Para aplacar las pasiones más destructoras hay que fomentar un conjunto de pasiones más inocuas que las contrarresten
La defensa moral y política del interés como freno a las pasiones destructoras de los hombres desaparece, según Hirschman, del panorama intelectual europeo con la publicación de La riqueza de las naciones en 1776. En ella, Adam Smith justifica la búsqueda individual del bienestar material en términos económicos más que políticos: es la agregación de interés más o menos egoísta la que produce una sociedad más próspera. El desmarque de Smith frente a la corriente filosófica imperante de su época quizás se deba a su visión ambivalente acerca de los efectos del comercio y la industria en la sociedad. Aunque el escocés sea recordado como un pionero defensor del capitalismo, nunca ignoró su vertiente oscura. En sus Lectures observa que, por culpa del espíritu comercial, «las mentes de los hombres se contraen y se vuelven incapaces de elevación».
La ambivalencia de Smith tiene su réplica francesa en Montesquieu, quien, a pesar de exaltar las virtudes del comercio, lamenta que mientras «los mercaderes mantienen sus valores, los valores públicos se disuelven». Este efecto también inquieta a Adam Ferguson, quien teme que el miedo de los ciudadanos a perder su riqueza haga que «el fundamento sobre el que se construyó la libertad pueda servir de apoyo a la tiranía». Para Ferguson, el crecimiento económico estimula en los hombres el deseo de tranquilidad y eficiencia, haciéndolos más dóciles frente al despotismo.
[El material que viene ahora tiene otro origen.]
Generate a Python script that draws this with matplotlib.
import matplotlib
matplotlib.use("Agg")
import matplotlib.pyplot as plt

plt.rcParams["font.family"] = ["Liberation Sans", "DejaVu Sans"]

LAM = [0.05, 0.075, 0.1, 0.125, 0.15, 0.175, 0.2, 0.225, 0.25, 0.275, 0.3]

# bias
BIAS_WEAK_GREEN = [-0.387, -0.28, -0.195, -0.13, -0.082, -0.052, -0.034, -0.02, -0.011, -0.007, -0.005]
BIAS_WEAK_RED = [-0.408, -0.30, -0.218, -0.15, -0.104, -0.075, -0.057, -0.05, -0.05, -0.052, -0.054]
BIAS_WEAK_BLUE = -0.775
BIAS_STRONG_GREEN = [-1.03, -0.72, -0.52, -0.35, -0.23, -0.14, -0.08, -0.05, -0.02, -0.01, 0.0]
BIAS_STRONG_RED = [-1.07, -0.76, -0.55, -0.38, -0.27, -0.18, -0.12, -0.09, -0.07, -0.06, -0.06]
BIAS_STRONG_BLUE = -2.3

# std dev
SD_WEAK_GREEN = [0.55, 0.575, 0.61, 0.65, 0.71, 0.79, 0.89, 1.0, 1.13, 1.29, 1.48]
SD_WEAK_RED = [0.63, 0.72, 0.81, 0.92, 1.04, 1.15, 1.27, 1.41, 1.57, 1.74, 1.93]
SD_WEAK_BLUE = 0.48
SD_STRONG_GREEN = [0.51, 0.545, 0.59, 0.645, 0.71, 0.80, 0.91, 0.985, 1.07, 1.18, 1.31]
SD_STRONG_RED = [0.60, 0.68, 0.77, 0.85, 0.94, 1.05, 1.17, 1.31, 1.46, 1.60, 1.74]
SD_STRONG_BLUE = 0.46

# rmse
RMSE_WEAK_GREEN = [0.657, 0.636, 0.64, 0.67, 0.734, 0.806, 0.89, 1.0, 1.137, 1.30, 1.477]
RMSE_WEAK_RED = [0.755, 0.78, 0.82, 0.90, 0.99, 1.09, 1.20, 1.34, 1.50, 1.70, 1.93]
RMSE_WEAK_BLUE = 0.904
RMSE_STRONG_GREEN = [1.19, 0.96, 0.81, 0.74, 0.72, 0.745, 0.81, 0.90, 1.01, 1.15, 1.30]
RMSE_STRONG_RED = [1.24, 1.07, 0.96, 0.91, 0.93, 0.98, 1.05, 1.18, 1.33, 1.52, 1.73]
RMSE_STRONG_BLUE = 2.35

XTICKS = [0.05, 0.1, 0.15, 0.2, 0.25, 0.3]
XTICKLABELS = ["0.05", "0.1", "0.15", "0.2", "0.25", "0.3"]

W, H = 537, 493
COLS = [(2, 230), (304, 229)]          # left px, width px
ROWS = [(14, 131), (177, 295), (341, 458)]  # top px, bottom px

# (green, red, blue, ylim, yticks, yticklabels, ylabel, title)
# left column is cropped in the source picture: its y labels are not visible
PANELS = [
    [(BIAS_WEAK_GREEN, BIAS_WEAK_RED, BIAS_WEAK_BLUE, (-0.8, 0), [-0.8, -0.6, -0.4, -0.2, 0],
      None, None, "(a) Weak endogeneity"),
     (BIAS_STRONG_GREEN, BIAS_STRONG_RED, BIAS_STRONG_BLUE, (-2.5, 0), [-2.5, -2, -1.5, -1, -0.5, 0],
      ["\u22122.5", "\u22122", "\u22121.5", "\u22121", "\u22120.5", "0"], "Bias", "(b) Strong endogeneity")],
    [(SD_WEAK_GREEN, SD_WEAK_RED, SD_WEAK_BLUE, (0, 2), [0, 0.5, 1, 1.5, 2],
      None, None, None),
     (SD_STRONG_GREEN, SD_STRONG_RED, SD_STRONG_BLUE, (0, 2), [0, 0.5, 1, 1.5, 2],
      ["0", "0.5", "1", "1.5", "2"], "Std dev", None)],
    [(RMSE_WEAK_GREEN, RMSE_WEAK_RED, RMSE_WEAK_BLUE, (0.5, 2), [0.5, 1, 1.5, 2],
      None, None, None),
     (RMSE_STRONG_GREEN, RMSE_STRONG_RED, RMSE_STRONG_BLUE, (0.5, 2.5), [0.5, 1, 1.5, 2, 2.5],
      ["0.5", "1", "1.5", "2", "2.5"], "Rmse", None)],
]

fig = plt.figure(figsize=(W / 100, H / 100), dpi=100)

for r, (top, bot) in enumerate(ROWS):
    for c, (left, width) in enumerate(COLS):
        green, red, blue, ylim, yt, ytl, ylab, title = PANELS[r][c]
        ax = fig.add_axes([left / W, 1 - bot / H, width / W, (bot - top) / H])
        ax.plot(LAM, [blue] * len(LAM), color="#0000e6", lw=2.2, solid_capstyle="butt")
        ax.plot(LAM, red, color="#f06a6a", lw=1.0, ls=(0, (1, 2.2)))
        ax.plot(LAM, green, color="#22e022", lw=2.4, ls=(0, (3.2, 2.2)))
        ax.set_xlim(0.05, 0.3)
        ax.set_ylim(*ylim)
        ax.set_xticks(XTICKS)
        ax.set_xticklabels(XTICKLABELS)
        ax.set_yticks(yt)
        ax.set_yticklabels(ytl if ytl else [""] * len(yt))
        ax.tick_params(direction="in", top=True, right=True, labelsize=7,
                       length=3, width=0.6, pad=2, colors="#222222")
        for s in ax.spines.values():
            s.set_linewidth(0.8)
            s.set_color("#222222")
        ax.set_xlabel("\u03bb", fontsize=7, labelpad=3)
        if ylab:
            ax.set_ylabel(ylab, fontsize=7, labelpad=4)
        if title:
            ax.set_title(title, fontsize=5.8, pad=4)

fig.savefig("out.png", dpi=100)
Más allá de la validez de las ideas rescatadas, la indagación de Hirschman en la historia del pensamiento económico en las sociedades precapitalistas tiene dos atractivos mayores. El primero, como recalca el venerable Amartya Sen en el prólogo de The Passions and the Interests, es mostrar que tan importantes como las consecuencias inesperadas de nuestros actos son las consecuencias no consumadas de las ideas que nos motivan a actuar. El segundo es recordar una época en la que la economía era cosa de «filósofos mundanos» que, aparte de interesarse por espirales inflacionarias y ratios de deuda, no evitaban las preguntas con mayúsculas sobre qué sociedad queremos y cómo conseguirla.